WHAT YOU WILL DO:
Copy out, unchanged, the entries below from the "Emit a Python" line to the final line. Omit pictures.

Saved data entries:
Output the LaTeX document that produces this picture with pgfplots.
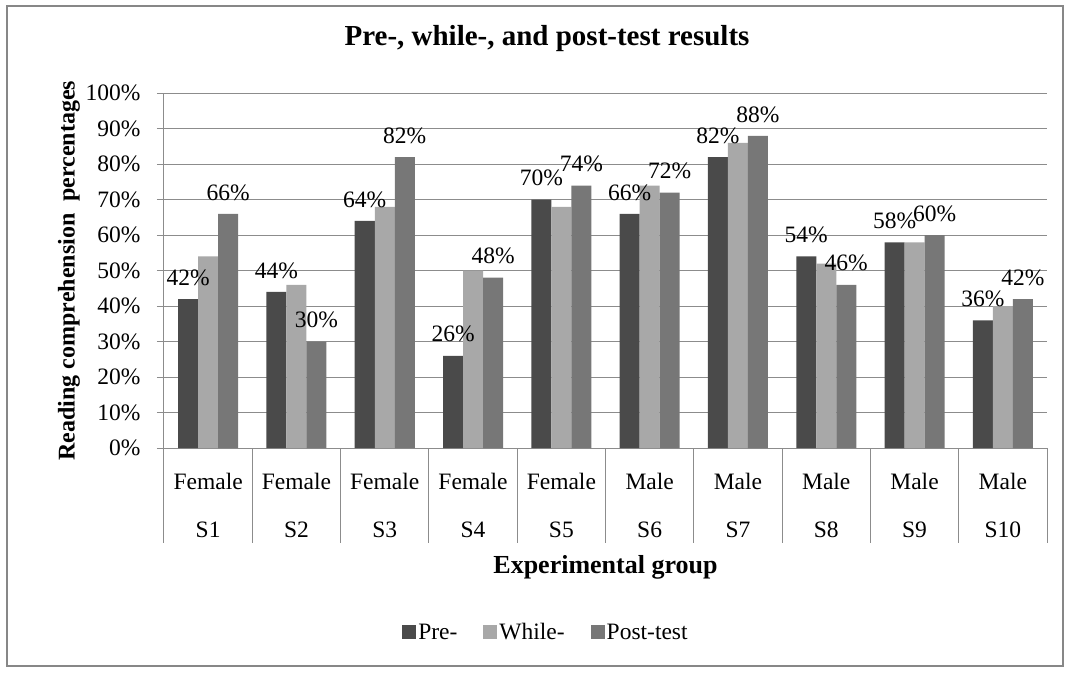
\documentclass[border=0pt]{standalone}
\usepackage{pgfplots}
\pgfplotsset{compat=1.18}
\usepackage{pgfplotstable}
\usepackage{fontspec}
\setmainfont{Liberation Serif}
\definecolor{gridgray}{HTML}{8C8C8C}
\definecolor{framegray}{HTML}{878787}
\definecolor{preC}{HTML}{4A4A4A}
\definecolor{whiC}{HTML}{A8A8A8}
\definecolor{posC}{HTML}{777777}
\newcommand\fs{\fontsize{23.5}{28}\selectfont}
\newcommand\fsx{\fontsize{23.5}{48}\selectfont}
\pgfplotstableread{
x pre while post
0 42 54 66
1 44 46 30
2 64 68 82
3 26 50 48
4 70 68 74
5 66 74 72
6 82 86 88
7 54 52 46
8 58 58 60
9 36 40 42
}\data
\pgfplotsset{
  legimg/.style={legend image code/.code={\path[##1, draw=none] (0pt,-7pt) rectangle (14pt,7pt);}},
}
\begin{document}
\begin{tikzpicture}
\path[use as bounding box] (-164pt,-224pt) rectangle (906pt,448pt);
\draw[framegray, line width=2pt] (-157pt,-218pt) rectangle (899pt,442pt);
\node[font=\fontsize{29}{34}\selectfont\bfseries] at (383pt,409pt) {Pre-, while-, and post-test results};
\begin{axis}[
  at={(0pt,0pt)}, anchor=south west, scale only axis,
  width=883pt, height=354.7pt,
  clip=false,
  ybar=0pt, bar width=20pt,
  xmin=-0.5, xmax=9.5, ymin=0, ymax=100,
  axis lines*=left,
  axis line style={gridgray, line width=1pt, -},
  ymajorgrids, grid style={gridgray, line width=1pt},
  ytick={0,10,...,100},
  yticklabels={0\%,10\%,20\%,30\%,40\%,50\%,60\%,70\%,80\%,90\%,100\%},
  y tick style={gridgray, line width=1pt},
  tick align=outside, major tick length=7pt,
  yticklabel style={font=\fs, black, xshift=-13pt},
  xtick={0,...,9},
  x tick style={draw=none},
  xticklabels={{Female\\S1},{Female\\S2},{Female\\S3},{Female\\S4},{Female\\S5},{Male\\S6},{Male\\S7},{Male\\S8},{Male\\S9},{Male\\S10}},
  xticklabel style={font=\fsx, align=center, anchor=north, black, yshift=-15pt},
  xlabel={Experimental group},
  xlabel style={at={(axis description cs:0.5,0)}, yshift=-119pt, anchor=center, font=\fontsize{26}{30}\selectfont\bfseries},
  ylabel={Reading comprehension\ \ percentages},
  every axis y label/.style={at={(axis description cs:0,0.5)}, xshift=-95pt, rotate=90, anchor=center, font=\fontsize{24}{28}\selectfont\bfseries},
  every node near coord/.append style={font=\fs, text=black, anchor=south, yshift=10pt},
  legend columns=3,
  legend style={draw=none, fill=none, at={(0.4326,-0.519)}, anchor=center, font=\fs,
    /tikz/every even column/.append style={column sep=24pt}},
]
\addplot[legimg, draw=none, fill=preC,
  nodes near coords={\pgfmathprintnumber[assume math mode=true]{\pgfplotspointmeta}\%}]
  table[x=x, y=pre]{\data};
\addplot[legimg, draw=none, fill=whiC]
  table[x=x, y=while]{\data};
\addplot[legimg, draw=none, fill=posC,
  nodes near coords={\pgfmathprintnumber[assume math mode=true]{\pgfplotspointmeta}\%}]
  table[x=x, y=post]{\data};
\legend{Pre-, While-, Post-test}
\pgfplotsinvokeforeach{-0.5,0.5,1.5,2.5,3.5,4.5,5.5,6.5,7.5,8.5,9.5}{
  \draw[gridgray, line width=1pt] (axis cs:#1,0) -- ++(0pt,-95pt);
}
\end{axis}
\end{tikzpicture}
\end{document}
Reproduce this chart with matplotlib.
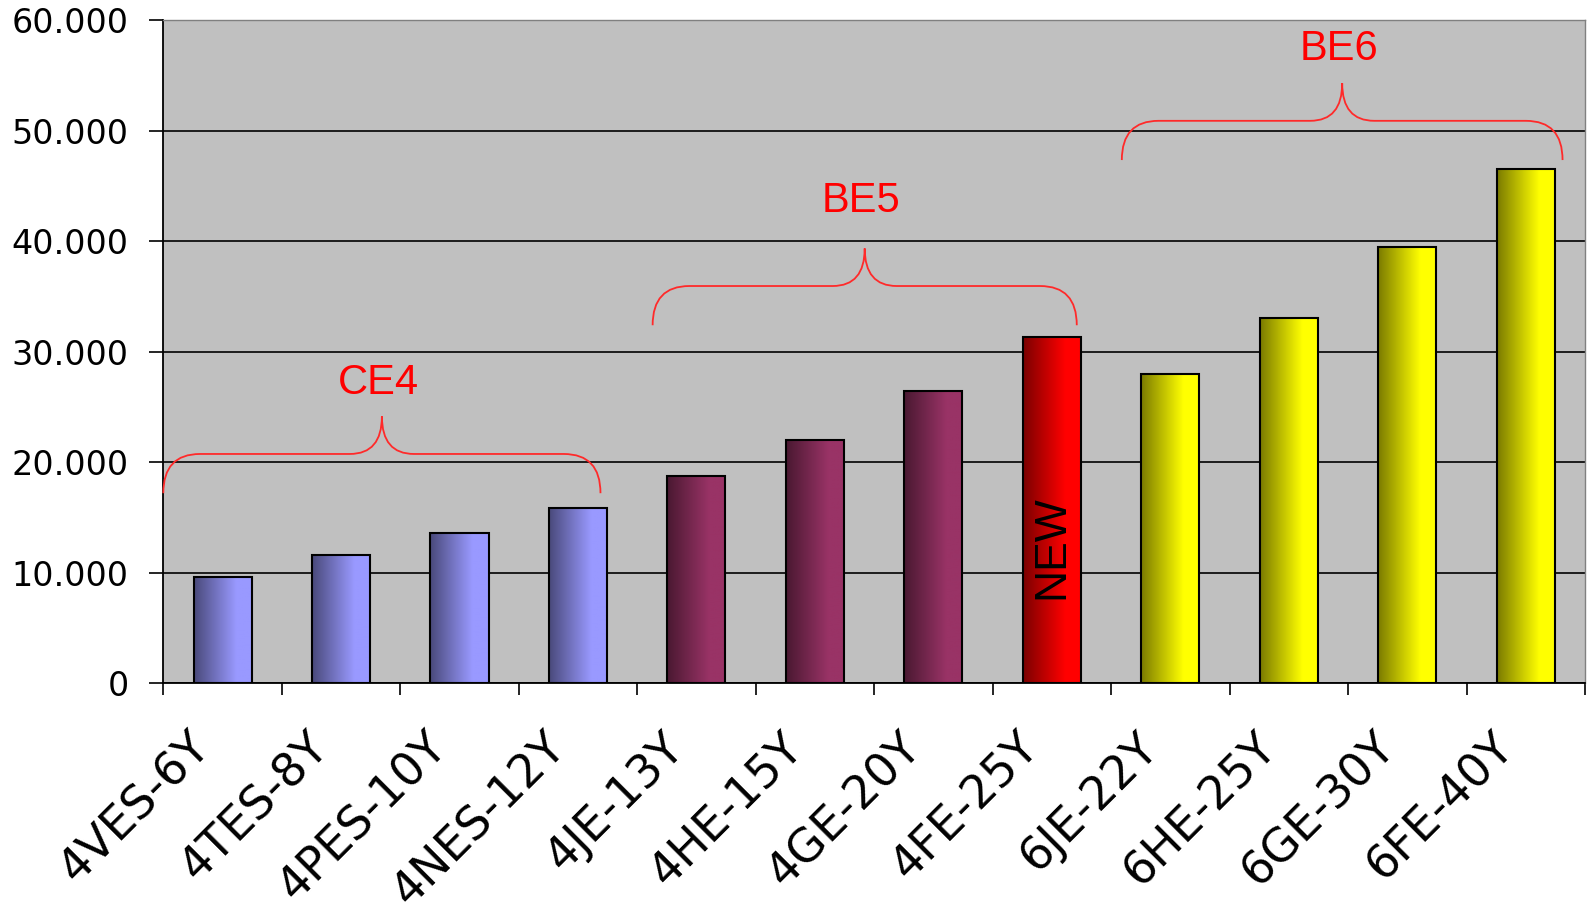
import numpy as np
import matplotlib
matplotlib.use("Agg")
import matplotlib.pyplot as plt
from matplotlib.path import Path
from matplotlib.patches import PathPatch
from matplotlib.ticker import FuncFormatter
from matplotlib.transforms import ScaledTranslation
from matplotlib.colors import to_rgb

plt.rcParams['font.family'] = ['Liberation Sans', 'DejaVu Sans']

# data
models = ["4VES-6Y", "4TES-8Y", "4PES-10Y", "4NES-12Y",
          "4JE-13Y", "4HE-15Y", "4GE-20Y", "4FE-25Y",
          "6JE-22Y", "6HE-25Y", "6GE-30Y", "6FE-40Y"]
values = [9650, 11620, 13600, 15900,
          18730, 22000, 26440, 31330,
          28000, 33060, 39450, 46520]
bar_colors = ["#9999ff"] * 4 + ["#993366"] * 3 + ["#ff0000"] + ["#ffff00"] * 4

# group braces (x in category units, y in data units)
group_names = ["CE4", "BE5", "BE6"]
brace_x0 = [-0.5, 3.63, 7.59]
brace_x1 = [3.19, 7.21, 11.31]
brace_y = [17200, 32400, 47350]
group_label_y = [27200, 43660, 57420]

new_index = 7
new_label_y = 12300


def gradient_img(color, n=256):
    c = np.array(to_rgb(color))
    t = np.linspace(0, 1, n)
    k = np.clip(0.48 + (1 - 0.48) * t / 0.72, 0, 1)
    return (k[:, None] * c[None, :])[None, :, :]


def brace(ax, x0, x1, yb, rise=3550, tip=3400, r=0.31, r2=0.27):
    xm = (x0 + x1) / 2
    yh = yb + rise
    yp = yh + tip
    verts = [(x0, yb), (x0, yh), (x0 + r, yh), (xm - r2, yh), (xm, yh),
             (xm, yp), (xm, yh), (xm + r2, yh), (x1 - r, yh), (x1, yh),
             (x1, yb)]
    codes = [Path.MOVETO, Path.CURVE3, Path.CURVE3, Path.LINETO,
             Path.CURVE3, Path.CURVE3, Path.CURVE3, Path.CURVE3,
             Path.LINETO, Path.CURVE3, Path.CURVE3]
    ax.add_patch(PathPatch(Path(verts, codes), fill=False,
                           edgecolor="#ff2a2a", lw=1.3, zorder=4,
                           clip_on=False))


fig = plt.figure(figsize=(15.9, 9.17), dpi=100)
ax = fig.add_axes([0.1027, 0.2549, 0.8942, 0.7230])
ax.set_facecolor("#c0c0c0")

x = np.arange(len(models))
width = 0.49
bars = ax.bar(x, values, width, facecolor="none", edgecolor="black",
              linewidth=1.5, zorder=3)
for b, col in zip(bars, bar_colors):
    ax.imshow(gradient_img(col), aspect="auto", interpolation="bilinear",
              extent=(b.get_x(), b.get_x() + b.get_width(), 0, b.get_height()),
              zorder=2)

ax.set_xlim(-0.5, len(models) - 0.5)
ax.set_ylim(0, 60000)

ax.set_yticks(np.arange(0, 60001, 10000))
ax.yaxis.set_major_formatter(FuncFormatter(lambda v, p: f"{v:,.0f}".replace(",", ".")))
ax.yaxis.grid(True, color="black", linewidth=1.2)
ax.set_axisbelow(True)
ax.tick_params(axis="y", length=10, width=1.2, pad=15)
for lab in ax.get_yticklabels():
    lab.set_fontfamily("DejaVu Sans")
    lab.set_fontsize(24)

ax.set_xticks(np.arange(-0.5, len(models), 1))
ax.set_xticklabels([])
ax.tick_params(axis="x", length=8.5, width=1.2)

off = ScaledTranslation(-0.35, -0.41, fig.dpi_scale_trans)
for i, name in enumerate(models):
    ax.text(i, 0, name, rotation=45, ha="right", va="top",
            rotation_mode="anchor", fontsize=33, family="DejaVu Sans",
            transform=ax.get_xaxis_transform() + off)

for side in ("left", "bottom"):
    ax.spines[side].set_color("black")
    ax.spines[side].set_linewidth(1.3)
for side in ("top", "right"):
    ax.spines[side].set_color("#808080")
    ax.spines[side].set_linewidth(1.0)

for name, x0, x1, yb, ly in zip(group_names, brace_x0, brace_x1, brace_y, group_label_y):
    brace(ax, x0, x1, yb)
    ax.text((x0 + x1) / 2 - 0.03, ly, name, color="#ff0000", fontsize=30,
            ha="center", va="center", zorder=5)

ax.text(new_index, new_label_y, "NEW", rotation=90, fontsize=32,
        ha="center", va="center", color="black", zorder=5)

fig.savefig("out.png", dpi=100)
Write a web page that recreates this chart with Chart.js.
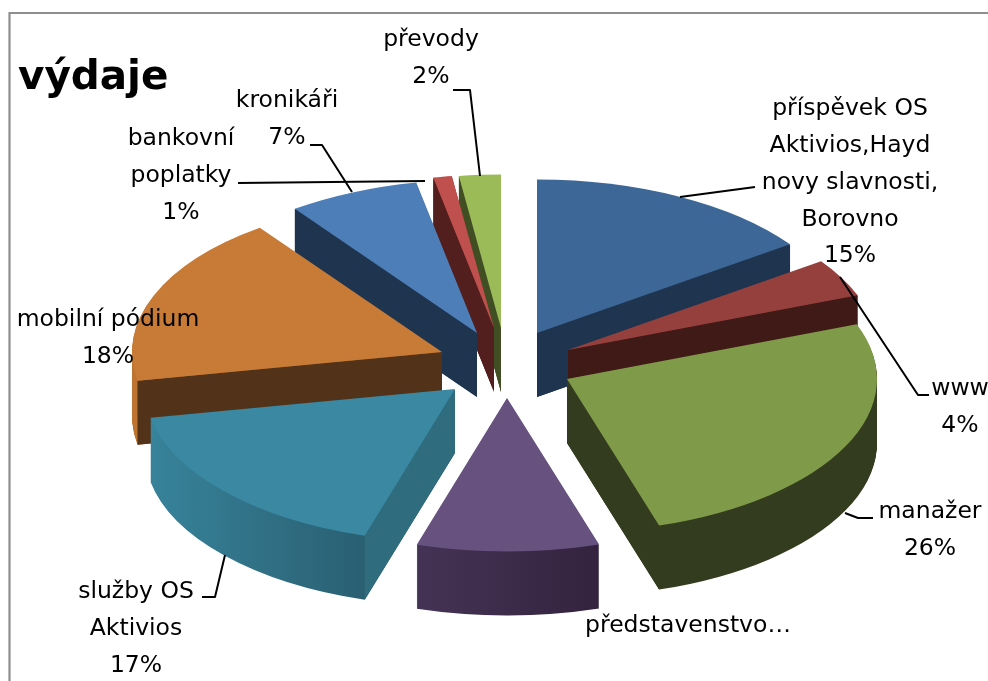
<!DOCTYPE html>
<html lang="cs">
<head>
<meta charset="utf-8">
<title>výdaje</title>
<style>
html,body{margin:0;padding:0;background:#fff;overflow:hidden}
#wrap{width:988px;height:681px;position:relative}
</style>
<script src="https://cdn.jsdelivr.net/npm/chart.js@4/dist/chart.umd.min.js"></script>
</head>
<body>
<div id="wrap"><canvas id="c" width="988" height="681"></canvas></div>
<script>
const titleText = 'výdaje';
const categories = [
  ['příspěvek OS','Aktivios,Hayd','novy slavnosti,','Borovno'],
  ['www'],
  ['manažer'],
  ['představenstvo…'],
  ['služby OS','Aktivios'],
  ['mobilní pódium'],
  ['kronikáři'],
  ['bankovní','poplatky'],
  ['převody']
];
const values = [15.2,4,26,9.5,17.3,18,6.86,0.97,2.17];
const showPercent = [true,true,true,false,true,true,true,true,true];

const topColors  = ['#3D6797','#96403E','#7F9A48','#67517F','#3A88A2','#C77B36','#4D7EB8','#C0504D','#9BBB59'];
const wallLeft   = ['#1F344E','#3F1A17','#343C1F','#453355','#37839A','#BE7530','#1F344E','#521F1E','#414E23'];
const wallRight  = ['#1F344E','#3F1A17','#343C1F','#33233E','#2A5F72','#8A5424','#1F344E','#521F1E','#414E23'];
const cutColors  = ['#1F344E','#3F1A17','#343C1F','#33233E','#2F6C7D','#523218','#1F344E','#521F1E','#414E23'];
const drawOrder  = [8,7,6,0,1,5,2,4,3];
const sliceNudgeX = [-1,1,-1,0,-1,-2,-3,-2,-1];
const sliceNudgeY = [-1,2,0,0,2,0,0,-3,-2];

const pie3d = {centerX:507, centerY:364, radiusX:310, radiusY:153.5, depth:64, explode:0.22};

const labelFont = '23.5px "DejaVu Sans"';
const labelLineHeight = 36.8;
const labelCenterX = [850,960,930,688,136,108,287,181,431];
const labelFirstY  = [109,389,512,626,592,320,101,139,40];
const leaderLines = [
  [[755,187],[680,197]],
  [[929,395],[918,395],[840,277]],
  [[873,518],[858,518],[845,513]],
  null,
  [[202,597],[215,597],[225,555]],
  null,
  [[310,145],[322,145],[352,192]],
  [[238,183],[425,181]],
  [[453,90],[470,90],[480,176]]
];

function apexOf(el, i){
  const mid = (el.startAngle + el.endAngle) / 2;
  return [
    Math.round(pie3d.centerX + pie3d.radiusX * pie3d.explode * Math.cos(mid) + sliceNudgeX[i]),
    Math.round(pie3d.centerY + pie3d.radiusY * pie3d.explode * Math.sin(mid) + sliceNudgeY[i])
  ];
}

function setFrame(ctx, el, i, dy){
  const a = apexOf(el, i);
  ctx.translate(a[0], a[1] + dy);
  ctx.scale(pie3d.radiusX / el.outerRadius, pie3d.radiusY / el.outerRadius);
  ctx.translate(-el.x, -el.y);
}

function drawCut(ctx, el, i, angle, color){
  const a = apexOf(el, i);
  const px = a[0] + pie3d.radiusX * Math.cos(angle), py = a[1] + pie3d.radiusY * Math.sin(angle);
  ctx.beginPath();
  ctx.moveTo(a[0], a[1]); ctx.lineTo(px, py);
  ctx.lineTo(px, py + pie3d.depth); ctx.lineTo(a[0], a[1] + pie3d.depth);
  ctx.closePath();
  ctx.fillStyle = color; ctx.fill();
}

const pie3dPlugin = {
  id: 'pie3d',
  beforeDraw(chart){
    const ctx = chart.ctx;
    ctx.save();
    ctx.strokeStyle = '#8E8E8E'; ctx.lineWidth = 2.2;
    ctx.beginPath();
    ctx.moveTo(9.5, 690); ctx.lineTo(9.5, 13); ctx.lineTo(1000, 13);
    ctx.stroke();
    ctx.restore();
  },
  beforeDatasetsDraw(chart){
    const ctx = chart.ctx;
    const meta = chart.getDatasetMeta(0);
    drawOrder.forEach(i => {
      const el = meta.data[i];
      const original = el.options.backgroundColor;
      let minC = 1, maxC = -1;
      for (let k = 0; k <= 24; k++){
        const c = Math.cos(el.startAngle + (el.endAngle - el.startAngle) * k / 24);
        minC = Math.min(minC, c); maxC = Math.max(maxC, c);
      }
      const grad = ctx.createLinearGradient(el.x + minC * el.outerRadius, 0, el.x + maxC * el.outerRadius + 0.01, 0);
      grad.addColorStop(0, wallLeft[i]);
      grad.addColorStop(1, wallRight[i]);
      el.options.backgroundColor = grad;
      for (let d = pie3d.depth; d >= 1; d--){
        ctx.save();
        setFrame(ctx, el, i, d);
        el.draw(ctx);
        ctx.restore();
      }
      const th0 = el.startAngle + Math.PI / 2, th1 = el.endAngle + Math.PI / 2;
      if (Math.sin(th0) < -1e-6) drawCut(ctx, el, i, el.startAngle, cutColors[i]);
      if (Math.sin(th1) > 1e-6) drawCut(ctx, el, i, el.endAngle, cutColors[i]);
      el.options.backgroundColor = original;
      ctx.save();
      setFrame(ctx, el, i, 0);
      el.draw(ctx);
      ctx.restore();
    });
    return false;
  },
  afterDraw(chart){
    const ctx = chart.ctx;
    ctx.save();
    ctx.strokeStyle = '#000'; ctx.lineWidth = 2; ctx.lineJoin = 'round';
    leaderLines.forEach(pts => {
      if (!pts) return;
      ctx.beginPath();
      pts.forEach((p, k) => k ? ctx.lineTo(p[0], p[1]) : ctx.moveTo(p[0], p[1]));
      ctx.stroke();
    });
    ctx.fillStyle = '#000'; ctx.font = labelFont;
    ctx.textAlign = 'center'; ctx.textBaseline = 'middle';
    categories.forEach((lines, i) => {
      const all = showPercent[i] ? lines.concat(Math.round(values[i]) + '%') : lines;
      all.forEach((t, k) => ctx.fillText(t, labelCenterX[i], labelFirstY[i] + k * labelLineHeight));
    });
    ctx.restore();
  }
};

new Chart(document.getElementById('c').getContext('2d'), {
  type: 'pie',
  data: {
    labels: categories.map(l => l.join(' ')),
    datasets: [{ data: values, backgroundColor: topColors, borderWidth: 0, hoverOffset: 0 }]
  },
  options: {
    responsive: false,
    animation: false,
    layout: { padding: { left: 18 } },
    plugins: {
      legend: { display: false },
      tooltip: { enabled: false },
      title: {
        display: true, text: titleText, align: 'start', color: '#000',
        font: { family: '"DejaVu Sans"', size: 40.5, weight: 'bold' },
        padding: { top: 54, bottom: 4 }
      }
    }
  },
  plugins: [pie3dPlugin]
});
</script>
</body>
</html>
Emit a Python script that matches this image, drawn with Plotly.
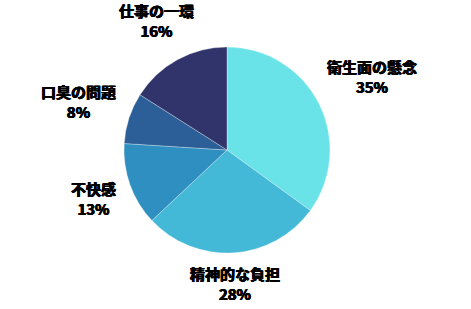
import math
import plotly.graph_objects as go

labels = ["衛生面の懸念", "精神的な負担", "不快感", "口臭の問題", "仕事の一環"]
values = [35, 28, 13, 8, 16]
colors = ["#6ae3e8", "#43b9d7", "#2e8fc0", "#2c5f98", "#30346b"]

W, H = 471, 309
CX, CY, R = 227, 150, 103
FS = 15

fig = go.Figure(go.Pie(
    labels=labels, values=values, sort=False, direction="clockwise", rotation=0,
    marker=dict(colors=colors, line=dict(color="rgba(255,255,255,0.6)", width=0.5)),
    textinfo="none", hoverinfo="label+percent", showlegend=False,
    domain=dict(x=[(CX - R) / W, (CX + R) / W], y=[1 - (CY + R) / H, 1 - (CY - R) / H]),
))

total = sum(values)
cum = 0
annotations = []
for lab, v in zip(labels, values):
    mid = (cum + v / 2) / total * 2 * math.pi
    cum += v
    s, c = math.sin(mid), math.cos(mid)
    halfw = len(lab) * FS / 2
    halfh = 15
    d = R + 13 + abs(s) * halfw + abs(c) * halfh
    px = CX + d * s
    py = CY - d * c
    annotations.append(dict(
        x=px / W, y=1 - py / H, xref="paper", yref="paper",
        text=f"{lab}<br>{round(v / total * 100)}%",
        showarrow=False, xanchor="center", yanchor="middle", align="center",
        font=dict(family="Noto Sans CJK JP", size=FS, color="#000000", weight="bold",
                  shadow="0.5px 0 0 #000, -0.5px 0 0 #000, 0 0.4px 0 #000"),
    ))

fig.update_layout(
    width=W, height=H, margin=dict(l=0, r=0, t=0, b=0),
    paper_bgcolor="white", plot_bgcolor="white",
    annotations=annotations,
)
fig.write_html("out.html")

RESULT OF THE TASK:
Emit a Python script that matches this image, drawn with Plotly.
import math
import plotly.graph_objects as go

labels = ["衛生面の懸念", "精神的な負担", "不快感", "口臭の問題", "仕事の一環"]
values = [35, 28, 13, 8, 16]
colors = ["#6ae3e8", "#43b9d7", "#2e8fc0", "#2c5f98", "#30346b"]

W, H = 471, 309
CX, CY, R = 227, 150, 103
FS = 15

fig = go.Figure(go.Pie(
    labels=labels, values=values, sort=False, direction="clockwise", rotation=0,
    marker=dict(colors=colors, line=dict(color="rgba(255,255,255,0.6)", width=0.5)),
    textinfo="none", hoverinfo="label+percent", showlegend=False,
    domain=dict(x=[(CX - R) / W, (CX + R) / W], y=[1 - (CY + R) / H, 1 - (CY - R) / H]),
))

total = sum(values)
cum = 0
annotations = []
for lab, v in zip(labels, values):
    mid = (cum + v / 2) / total * 2 * math.pi
    cum += v
    s, c = math.sin(mid), math.cos(mid)
    halfw = len(lab) * FS / 2
    halfh = 15
    d = R + 13 + abs(s) * halfw + abs(c) * halfh
    px = CX + d * s
    py = CY - d * c
    annotations.append(dict(
        x=px / W, y=1 - py / H, xref="paper", yref="paper",
        text=f"{lab}<br>{round(v / total * 100)}%",
        showarrow=False, xanchor="center", yanchor="middle", align="center",
        font=dict(family="Noto Sans CJK JP", size=FS, color="#000000", weight="bold",
                  shadow="0.5px 0 0 #000, -0.5px 0 0 #000, 0 0.4px 0 #000"),
    ))

fig.update_layout(
    width=W, height=H, margin=dict(l=0, r=0, t=0, b=0),
    paper_bgcolor="white", plot_bgcolor="white",
    annotations=annotations,
)
fig.write_html("out.html")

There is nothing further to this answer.